17 janeiro 2019

The Unusual Heretic

Domenico Scandella, also known as Mennochio, was an Italian peasant who lived during the 1500s. He knew how to read a little, so was considered semi-educated, and it is known that he read a number of contemporary histories and religious works. The Roman Inquisition branded him a heretic for teaching a version of unorthodox Christianity to his fellow peasants – twice.

The first time he was accused, Mennochio abjured, and claimed to have reformed. He was sent home in 1586 but had to wear a burning cross on his clothing as a visible symbol of what he had done. In 1598 he was re-arrested for preaching, again, his own beliefs. At his questioning, he gave his rendition of Creation as he thought the Church had taught him. Taken from The Cheese and the Worms by Carlo Ginzburg (1976):

“I have said that, in my opinion, all was chaos, that is, earth, air, water, and fire were mixed together; and out of that bulk a mass formed – just as cheese is made out of milk – and worms appeared in it, and these were the angels. The most holy majesty decreed that these should be God and the angels, and among that number of angels there was also God, he too having been created out of that mass at the same time, and he was named lord with four captains, Lucifer, Michael, Gabriel, and Raphael.”
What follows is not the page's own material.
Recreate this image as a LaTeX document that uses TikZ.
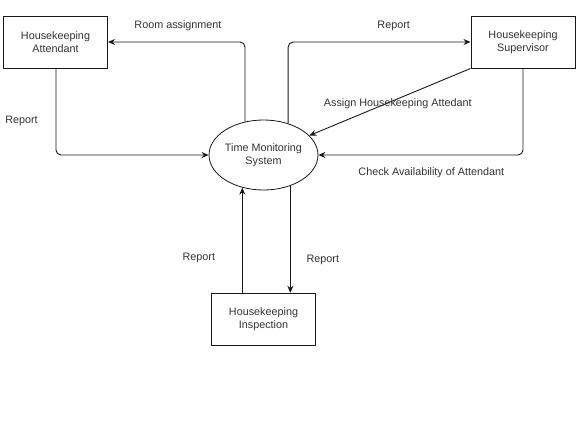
\documentclass[tikz,border=0pt]{standalone}
\usepackage{fontspec}
\setmainfont{Liberation Sans}
\usetikzlibrary{shapes.geometric,arrows.meta}
\definecolor{txt}{gray}{0.2}
\definecolor{ln}{gray}{0.1}
\begin{document}
\begin{tikzpicture}[x=1pt,y=-1pt,
  every node/.style={font=\fontsize{10.8}{12.5}\selectfont, text=txt},
  box/.style={draw=ln, line width=1pt, minimum width=104pt, minimum height=52pt, align=center, inner sep=0pt},
  proc/.style={draw=ln, line width=0.8pt, ellipse, minimum width=103pt, minimum height=70pt, align=center, inner sep=0pt},
  flow/.style={draw=ln, line width=0.9pt, rounded corners=5pt, -{Stealth[length=7pt,width=6pt]}},
  lbl/.style={inner sep=0pt}]
\useasboundingbox (0,0) rectangle (584,426);
\fill[white] (0,0) rectangle (584,426);
\node[box] (att) at (55.5,42) {Housekeeping\\Attendant};
\node[box] (sup) at (523,42) {Housekeeping\\Supervisor};
\node[box] (insp) at (263.5,319.3) {Housekeeping\\Inspection};
\node[proc] (tms) at (263.5,155) {Time Monitoring\\System};
\coordinate (xa) at (56,0);
\coordinate (xs) at (523,0);
% connectors
\draw[flow] (tms.119.5) |- (att);
\draw[flow] (att.south -| xa) |- (tms);
\draw[flow] (tms.52.9) |- (sup);
\draw[flow] (sup.south west) -- (tms.23.1);
\draw[flow] (sup.south -| xs) |- (tms);
\draw[flow] (insp.north -| tms.237.9) -- (tms.237.9);
\draw[flow] (tms.311.4) -- (insp.north -| tms.311.4);
% labels
\node[lbl] (l1) at (178,25.5) {Room assignment};
\node[lbl] (l2) at (21.5,121) {Report};
\node[lbl] (l3) at (393.7,25.5) {Report};
\node[lbl] (l4) at (397.8,104.2) {Assign Housekeeping Attedant};
\node[lbl] (l5) at (431.3,173.2) {Check Availability of Attendant};
\node[lbl] (l6) at (198.8,258) {Report};
\node[lbl] (l7) at (322.8,259.7) {Report};
\end{tikzpicture}
\end{document}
Unfortunately this was considered blasphemy in the eyes of the Catholic Church. It did not help that at his trial Mennocchio also spoke out against masses helping the dead get out of purgatory, against the sacraments including baptism against Latin as the language of religion and the courts, and against the Church hierarchy’s wealth and abuse of the peasantry. He was burned at the stake in 1599.